Nearly 5 million disposable vapes were thrown away every single week in 2024. Material Focus estimates 1.18 billion vapes and pods have been discarded over four years. Battery fires in the waste stream are up 71%.
20% of 11-17 year-olds in the UK have tried vaping (ASH 2025). Disposables were the most popular format among young users. The government's argument: remove the cheapest, most accessible format.
Public Health Minister Andrew Gwynne put it plainly: "It's deeply worrying that a quarter of 11- to 15-year-olds used a vape last year and we know disposables are the product of choice for the majority of kids vaping today."
Whether the ban actually achieves either goal is debatable — more on that in a bit.
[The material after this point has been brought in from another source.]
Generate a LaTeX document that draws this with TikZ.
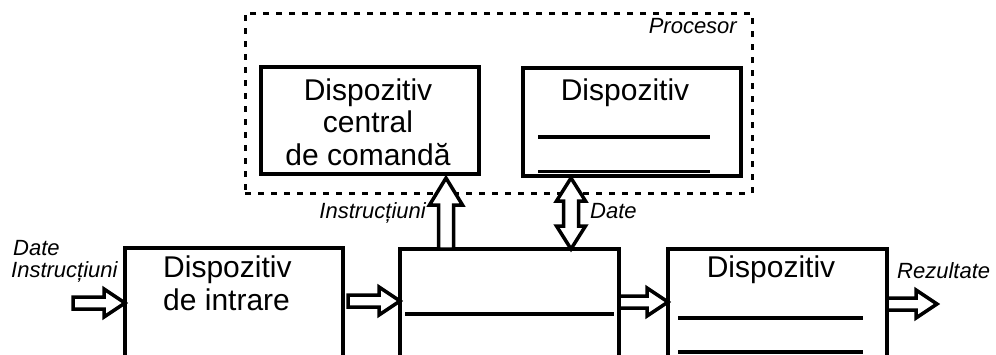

Did it work? The numbers so far
Material Focus published new research in March 2026. Here's what the data says:
Disposable purchases dropped 69% — that's significant. But total vape waste only dropped 23%, and battery fires actually increased. The reason? People are still throwing reusable devices away instead of refilling them. As Material Focus executive director Scott Butler put it: "The vapocalypse continues... 6 million vapes and pods are still being thrown away a week."
So the ban reduced disposable waste but didn't solve the core problem. People still treat reusable devices as disposable.
What happened to former disposable users
This is where it gets messy. UKVIA surveyed about 6,000 people after the ban and found that 26% of single-use vapers — roughly 1 in 4 — either turned to illegal vapes, went back to smoking, or increased their tobacco use.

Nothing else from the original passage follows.